Yes, some people will treat the Apple Watch for what it is: a watch.

You’ll check the time when you need to, and when someone sends your phone a message, you’ll check it on your Apple Watch, reading it, and possibly sending back a simple message in return, but deciding not to use Siri to translate your voice and using your phone instead. On-screen keyboards are faster and more reliable, you think to yourself, and you’d be right.

You might check the watch a few more times throughout the day, but you always take phone calls on your phone because speaking into your wrist makes you look a bit like an idiot, and no one wants to listen to your conversation in public, regardless of how Dick Tracy-esque you fancy yourself. Plus, when Samsung’s watch did it, you criticised it back then, so why conform now?

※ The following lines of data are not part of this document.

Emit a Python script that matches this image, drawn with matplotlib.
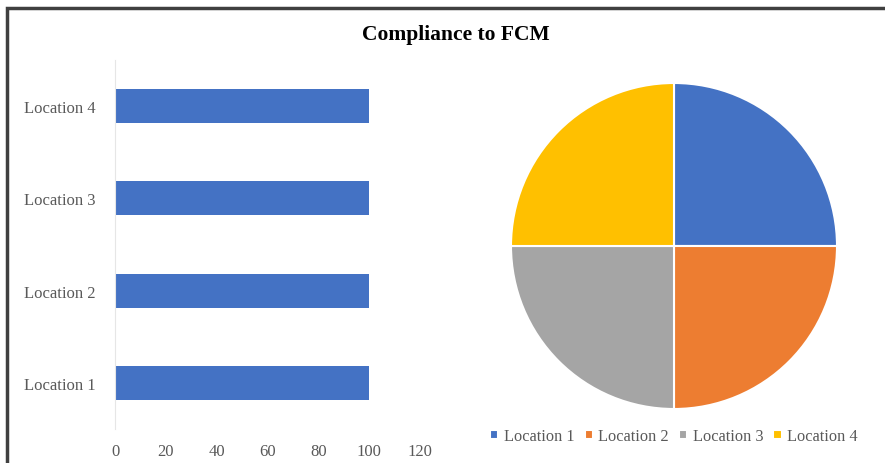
import matplotlib.pyplot as plt
from matplotlib.patches import Rectangle

locations = ["Location 1", "Location 2", "Location 3", "Location 4"]
compliance = [100, 100, 100, 100]
pie_colors = ["#4472C4", "#ED7D31", "#A5A5A5", "#FFC000"]
bar_color = "#4472C4"
x_ticks = [0, 20, 40, 60, 80, 100, 120]

plt.rcParams['font.family'] = ['Liberation Serif', 'DejaVu Serif']
W, H = 885, 464
fig = plt.figure(figsize=(W / 100, H / 100), dpi=100)

# outer frame
fig.patches.append(Rectangle((7 / W, -0.1), 1.2, 1 - 9 / H + 0.1, transform=fig.transFigure,
                             fill=False, edgecolor="#404040", linewidth=2.5))

fig.text(456 / W, 1 - 35 / H, "Compliance to FCM", ha="center", va="center",
         fontsize=15.5, fontweight="bold", color="black")

# bar chart
ax = fig.add_axes([115 / W, 1 - 430 / H, (420 - 115) / W, (430 - 61) / H])
ax.barh(range(len(locations)), compliance, height=0.37, color=bar_color)
ax.set_xlim(0, 120)
ax.set_ylim(-0.5, 3.5)
ax.set_xticks(x_ticks)
ax.set_yticks(range(len(locations)))
ax.set_yticklabels(locations)
for s in ["top", "right", "bottom"]:
    ax.spines[s].set_visible(False)
ax.spines["left"].set_color("#E6E6E6")
ax.tick_params(length=0, colors="#595959", labelsize=12)
ax.tick_params(axis="x", pad=10)
ax.tick_params(axis="y", pad=14)

# pie chart
r = 163
pax = fig.add_axes([(674 - r) / W, 1 - (247 + r) / H, 2 * r / W, 2 * r / H])
wedges, _ = pax.pie(compliance, colors=pie_colors, startangle=90, counterclock=False,
                    wedgeprops=dict(edgecolor="white", linewidth=1.5))
pax.set_aspect("auto")
pax.set_xlim(-1, 1)
pax.set_ylim(-1, 1)
leg = fig.legend(wedges, locations, loc="center", bbox_to_anchor=(674 / W, 1 - 437 / H),
                 ncol=4, frameon=False, handlelength=0.5, handleheight=0.5,
                 handletextpad=0.35, columnspacing=0.6, fontsize=11.8, labelcolor="#595959")

fig.savefig("out.png", dpi=100)
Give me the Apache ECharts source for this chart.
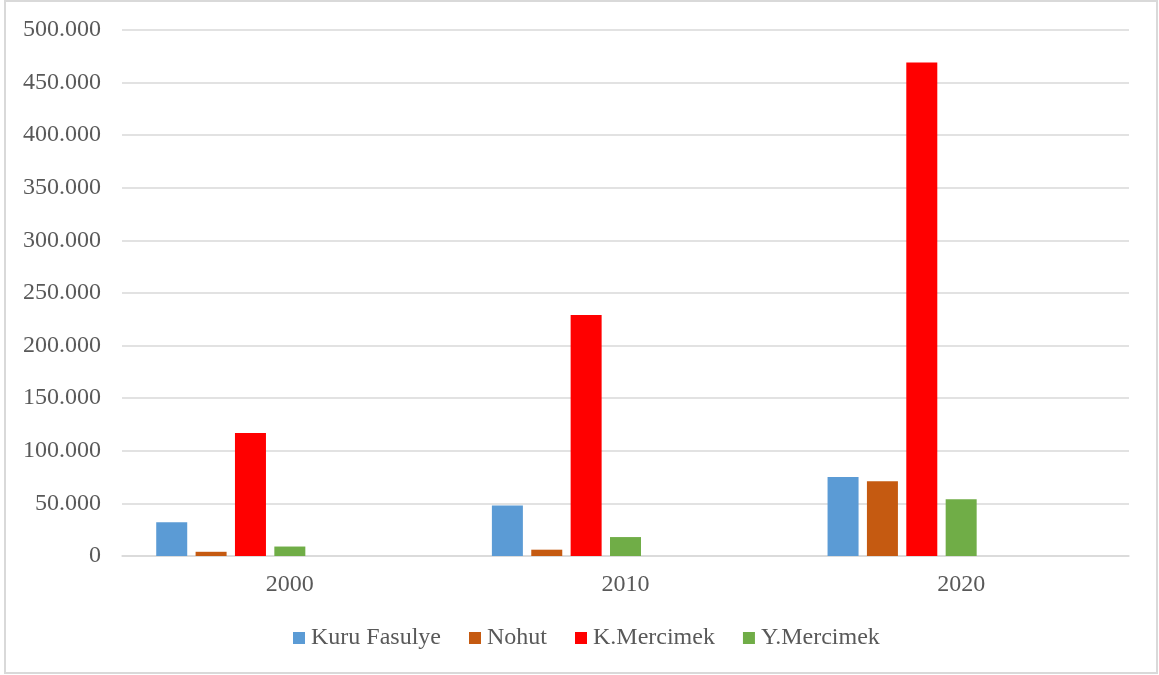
<!DOCTYPE html>
<html>
<head>
<meta charset="utf-8">
<style>
  html, body { margin: 0; padding: 0; background: #ffffff; }
  #chart { width: 1159px; height: 675px; }
</style>
<script src="https://cdn.jsdelivr.net/npm/echarts@6/dist/echarts.min.js"></script>
</head>
<body>
<div id="chart"></div>
<script>
// Years on the category axis
const years = ['2000', '2010', '2020'];

// Series values
const kuruFasulye = [32000, 48000, 75000];
const nohut = [4000, 6000, 71000];
const kMercimek = [117000, 229000, 469000];
const yMercimek = [9000, 18000, 54000];
// Three empty slots that follow the four pulses in each year group
const emptySlot = [null, null, null];

const seriesNames = ['Kuru Fasulye', 'Nohut', 'K.Mercimek', 'Y.Mercimek'];
const seriesColors = ['#5B9BD5', '#C55A11', '#FF0000', '#70AD47'];

// Y axis range and step
const yMin = 0;
const yMax = 500000;
const yStep = 50000;

const FONT = '"Liberation Serif", "Times New Roman", serif';
const TEXT = '#595959';
const GRID = '#d9d9d9';

// Turkish style thousands separator: 500000 -> 500.000
function fmt(v) {
  return String(Math.round(v)).replace(/\B(?=(\d{3})+(?!\d))/g, '.');
}

const chart = echarts.init(document.getElementById('chart'), null, { renderer: 'canvas' });

const valueSets = [kuruFasulye, nohut, kMercimek, yMercimek];
const series = valueSets.map((vals, i) => ({
  name: seriesNames[i],
  type: 'bar',
  data: vals,
  barWidth: 31,
  barGap: '27%',
  itemStyle: { color: seriesColors[i] },
  emphasis: { disabled: true }
}));
for (let k = 0; k < 3; k++) {
  series.push({
    name: 'slot' + k,
    type: 'bar',
    data: emptySlot,
    barWidth: 31,
    barGap: '27%',
    itemStyle: { color: 'transparent' }
  });
}

chart.setOption({
  animation: false,
  backgroundColor: '#ffffff',
  graphic: [{
    type: 'rect',
    shape: { x: 5, y: 1, width: 1152, height: 672 },
    style: { fill: 'none', stroke: GRID, lineWidth: 2 },
    silent: true,
    z: -1
  }],
  grid: { left: 122, right: 30, top: 30, bottom: 119 },
  legend: {
    data: seriesNames,
    left: 288,
    top: 621,
    itemWidth: 12,
    itemHeight: 12,
    itemGap: 28,
    icon: 'rect',
    textStyle: { fontFamily: FONT, fontSize: 24, color: TEXT, padding: [0, 0, 0, 1] }
  },
  xAxis: {
    type: 'category',
    data: years,
    axisLine: { show: true, lineStyle: { color: GRID, width: 1.5 } },
    axisTick: { show: false },
    axisLabel: { fontFamily: FONT, fontSize: 24, color: TEXT, margin: 17 }
  },
  yAxis: {
    type: 'value',
    min: yMin,
    max: yMax,
    interval: yStep,
    axisLine: { show: false },
    axisTick: { show: false },
    splitLine: { lineStyle: { color: GRID, width: 1.5 } },
    axisLabel: {
      fontFamily: FONT, fontSize: 24, color: TEXT, margin: 21,
      formatter: fmt
    }
  },
  series: series
});
</script>
</body>
</html>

And so you use your watch as a watch, and you occasionally deal with notifications and what not, and the occasional app checking, but it’s a watch that notifies you of important things, not just the importance of the time.

In that scenario, you’ll find a full day of life on the Watch is easy to deal with, and depending on how light your usage is, depending on how watch-like your experience is, you might even get two days, switching the power saving mode halfway through the second day. That was us, and by midday the second day, we had a little under 30% left, allowing us to go into power saving and keep the phone going until we found a charger.

Overall, a maximum of two days isn’t bad with the Apple Watch, especially since most smartwatches struggle to offer more than a day. In comparison, this is a fine result against the LG G Watch R, which we can keep going for two days until it needs to be charged, with a similar effort found on the Sony SmartWatch 3.

Battery life on the second model: a day and half, eating into two days depending on how much you use the screen.
Battery life on the second model: a day and half, eating into two days depending on how much you use the screen.

But where most people will deal with the issue of battery life will be those coming from the idea that a watch should last days, weeks, months, and years before a battery needs to be replaced.

That’s typical with a conventional watch, mechanical or digital, and comes from there being no smarts, no wireless connectivity talking to a phone or computer, no operating system, no full colour display, no multimedia playback, and no vibration engine. These parts are all bigger and hard to throw into a small and slim-line watch without the battery suffering, which some might call a day or two of life max.

That being said, Apple’s one to two days is acceptable, especially given what else is out there right now, what it competes against, because this isn’t supposed to compete against the long-lasting battery life of your Skagen or Rolex or Casio or Timex.

This is different. It’s a smartwatch, not just a watch.